▸ EXERCISE DETAILS
Print the listing from its top line through the line containing "from matplotlib.lines import Line2D", nothing more, and leave out the pictures.

▸ DATA SECTION
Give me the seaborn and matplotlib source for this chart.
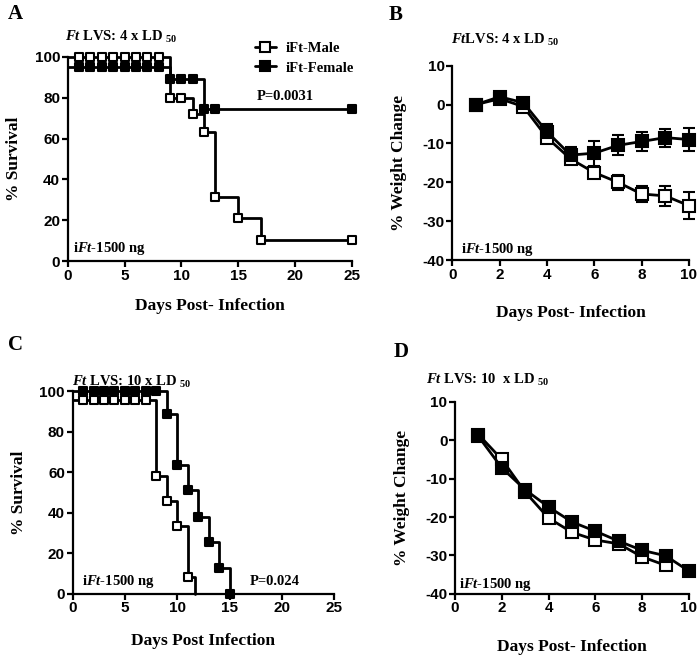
import matplotlib
matplotlib.use("Agg")
import matplotlib.pyplot as plt
import seaborn as sns
from matplotlib.lines import Line2D

# Panel A: survival, Ft LVS 4 x LD50 (Kaplan-Meier steps + censor marks)
a_male_step_day = [0, 9, 11, 12, 13, 15, 17, 25]
a_male_step_surv = [100, 80, 72, 63, 31.5, 21, 10.5, 10.5]
a_male_mark_day = [1, 2, 3, 4, 5, 6, 7, 8, 9, 10, 11, 12, 13, 15, 17, 25]
a_male_mark_surv = [100, 100, 100, 100, 100, 100, 100, 100, 80, 80, 72, 63, 31.5, 21, 10.5, 10.5]
a_fem_step_day = [0, 9, 12, 25]
a_fem_step_surv = [95, 89, 74.5, 74.5]
a_fem_mark_day = [1, 2, 3, 4, 5, 6, 7, 8, 9, 10, 11, 12, 13, 25]
a_fem_mark_surv = [95, 95, 95, 95, 95, 95, 95, 95, 89, 89, 89, 74.5, 74.5, 74.5]

# Panel B: weight change, 4 x LD50 (mean +/- sem)
b_days = [1, 2, 3, 4, 5, 6, 7, 8, 9, 10]
b_male = [0, 1.5, -0.5, -8.5, -14, -17.5, -20, -23, -23.5, -26]
b_male_err = [0, 0.5, 0.5, 1.5, 1.2, 1.0, 2.0, 2.0, 2.6, 3.4]
b_fem = [0, 2, 0.5, -7, -13, -12.5, -10.5, -9.5, -8.5, -9]
b_fem_err = [0, 0.5, 0.5, 2.0, 2.0, 3.2, 2.6, 2.4, 2.3, 2.9]

# Panel C: survival, 10 x LD50
c_male_step_day = [0, 8, 9, 10, 11, 11.7]
c_male_step_surv = [95.5, 58, 46, 33.5, 8.3, 0]
c_male_mark_day = [1, 2, 3, 4, 5, 6, 7, 8, 9, 10, 11]
c_male_mark_surv = [95.5, 95.5, 95.5, 95.5, 95.5, 95.5, 95.5, 58, 46, 33.5, 8.3]
c_fem_step_day = [0, 9, 10, 11, 12, 13, 14, 15]
c_fem_step_surv = [100, 89, 63.5, 51, 38, 25.5, 12.6, 0]
c_fem_mark_day = [1, 2, 3, 4, 5, 6, 7, 8, 9, 10, 11, 12, 13, 14, 15]
c_fem_mark_surv = [100, 100, 100, 100, 100, 100, 100, 100, 89, 63.5, 51, 38, 25.5, 12.6, 0]

# Panel D: weight change, 10 x LD50
d_male_days = [1, 2, 3, 4, 5, 6, 7, 8, 9]
d_male = [1.5, -5, -13.5, -20.3, -24, -26, -27, -30.4, -32.6]
d_fem_days = [1, 2, 3, 4, 5, 6, 7, 8, 9, 10]
d_fem = [1, -7.2, -12.9, -17.4, -21.3, -23.7, -26.3, -28.7, -30.1, -34.1]

surv_ticks = [0, 20, 40, 60, 80, 100]
surv_days = [0, 5, 10, 15, 20, 25]
wt_ticks = [-40, -30, -20, -10, 0, 10]
wt_days = [0, 2, 4, 6, 8, 10]

sns.set_style("ticks")
plt.rcParams["font.family"] = ["Liberation Serif", "DejaVu Serif"]
plt.rcParams["font.weight"] = "bold"
plt.rcParams["axes.labelweight"] = "bold"
plt.rcParams["text.color"] = "black"
plt.rcParams["axes.labelcolor"] = "black"
plt.rcParams["mathtext.fontset"] = "custom"
plt.rcParams["mathtext.rm"] = "Liberation Serif:bold"
plt.rcParams["mathtext.bf"] = "Liberation Serif:bold"
plt.rcParams["mathtext.it"] = "Liberation Serif:italic:bold"
plt.rcParams["axes.unicode_minus"] = False

W, H = 698, 655
fig = plt.figure(figsize=(W / 100, H / 100), dpi=100)
axA = fig.add_axes([0.097, 0.6015, 0.407, 0.3115])
axB = fig.add_axes([0.648, 0.603, 0.339, 0.2967])
axC = fig.add_axes([0.104, 0.0936, 0.375, 0.309])
axD = fig.add_axes([0.652, 0.0936, 0.335, 0.2927])

LW = 2
TICKFONT = dict(fontfamily="Liberation Sans", fontweight="bold", fontsize=11)


def style(ax, xt, yt):
    sns.despine(ax=ax)
    for s in ("left", "bottom"):
        ax.spines[s].set_linewidth(1.6)
        ax.spines[s].set_color("black")
    ax.set_xticks(xt, [str(v) for v in xt], **TICKFONT)
    ax.set_yticks(yt, [str(v) for v in yt], **TICKFONT)
    ax.tick_params(direction="out", length=4, width=1.6, pad=1.5, colors="black")


def km(ax, sd, ss, md, ms, filled, size):
    sns.lineplot(x=sd, y=ss, drawstyle="steps-post", color="black", lw=LW,
                 ax=ax, clip_on=False)
    sns.scatterplot(x=md, y=ms, marker="s", s=size, ax=ax, zorder=4,
                    color="black" if filled else "white", edgecolor="black",
                    linewidth=1.5, clip_on=False)


def weight(ax, days, vals, filled, err=None):
    if err is not None:
        ax.errorbar(days, vals, yerr=err, fmt="none", ecolor="black",
                    elinewidth=1.5, capsize=4, capthick=1.5, zorder=2, clip_on=False)
    sns.lineplot(x=days, y=vals, color="black", lw=LW, marker="s", markersize=8.5,
                 markerfacecolor="black" if filled else "white",
                 markeredgecolor="black", markeredgewidth=1.5, ax=ax,
                 clip_on=False, zorder=3)


# ---- A
km(axA, a_male_step_day, a_male_step_surv, a_male_mark_day, a_male_mark_surv, False, 36)
km(axA, a_fem_step_day, a_fem_step_surv, a_fem_mark_day, a_fem_mark_surv, True, 36)
axA.set(xlim=(0, 25), ylim=(0, 100))
axA.set_xlabel("Days Post- Infection", fontsize=12.5, labelpad=11)
axA.set_ylabel("% Survival", fontsize=12.5, labelpad=9)
axA.text(16.6, 80.4, "P=0.0031", fontsize=10.5, va="center")
axA.text(0.5, 6.2, r"i$\mathit{Ft}$-1500 ng", fontsize=10.5, va="center")
axA.text(-0.24, 109.8, r"$\mathit{Ft}$ LVS: 4 x LD $_{50}$", fontsize=10.5, va="center")
hand = [Line2D([], [], color="black", lw=LW, marker="s", ms=6.5, mfc="white", mec="black", mew=1.5),
        Line2D([], [], color="black", lw=LW, marker="s", ms=6.5, mfc="black", mec="black", mew=1.5)]
axA.legend(hand, ["iFt-Male", "iFt-Female"], frameon=False, loc="upper left",
           bbox_to_anchor=(0.614, 1.14), handlelength=1.4, handletextpad=0.7,
           labelspacing=0.45, fontsize=10.5)
style(axA, surv_days, surv_ticks)

# ---- B
weight(axB, b_days, b_male, False, b_male_err)
weight(axB, b_days, b_fem, True, b_fem_err)
axB.set(xlim=(0, 10), ylim=(-40, 10))
axB.set_xlabel("Days Post- Infection", fontsize=12.5, labelpad=17)
axB.set_ylabel("% Weight Change", fontsize=12.5, labelpad=11)
axB.text(0.37, -37.4, r"i$\mathit{Ft}$-1500 ng", fontsize=10.5, va="center")
axB.text(-0.05, 16.6, r"$\mathit{Ft}$LVS: 4 x LD $_{50}$", fontsize=10.5, va="center")
style(axB, wt_days, wt_ticks)

# ---- C
km(axC, c_male_step_day, c_male_step_surv, c_male_mark_day, c_male_mark_surv, False, 36)
km(axC, c_fem_step_day, c_fem_step_surv, c_fem_mark_day, c_fem_mark_surv, True, 36)
axC.set(xlim=(0, 25), ylim=(0, 100))
axC.set_xlabel("Days Post Infection", fontsize=12.5, labelpad=13)
axC.set_ylabel("% Survival", fontsize=12.5, labelpad=9)
axC.text(16.9, 5.8, "P=0.024", fontsize=10.5, va="center")
axC.text(0.9, 5.8, r"i$\mathit{Ft}$-1500 ng", fontsize=10.5, va="center")
axC.text(-0.07, 104.6, r"$\mathit{Ft}$ LVS: 10 x LD $_{50}$", fontsize=10.5, va="center")
style(axC, surv_days, surv_ticks)

# ---- D
weight(axD, d_male_days, d_male, False)
weight(axD, d_fem_days, d_fem, True)
axD.set(xlim=(0, 10), ylim=(-40, 10))
axD.set_xlabel("Days Post- Infection", fontsize=12.5, labelpad=17)
axD.set_ylabel("% Weight Change", fontsize=12.5, labelpad=11)
axD.text(0.17, -37.5, r"i$\mathit{Ft}$-1500 ng", fontsize=10.5, va="center")
axD.text(-1.24, 15.7, r"$\mathit{Ft}$ LVS: 10  x LD $_{50}$", fontsize=10.5, va="center")
style(axD, wt_days, wt_ticks)

# panel letters
for lab, px, py in [("A", 8, 14), ("B", 389, 15), ("C", 8, 345), ("D", 394, 352)]:
    fig.text(px / W, 1 - py / H, lab, fontsize=15, fontweight="bold", va="center")

fig.savefig("out.png", dpi=100)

▸ WORKED ANSWER
Give me the seaborn and matplotlib source for this chart.
import matplotlib
matplotlib.use("Agg")
import matplotlib.pyplot as plt
import seaborn as sns
from matplotlib.lines import Line2D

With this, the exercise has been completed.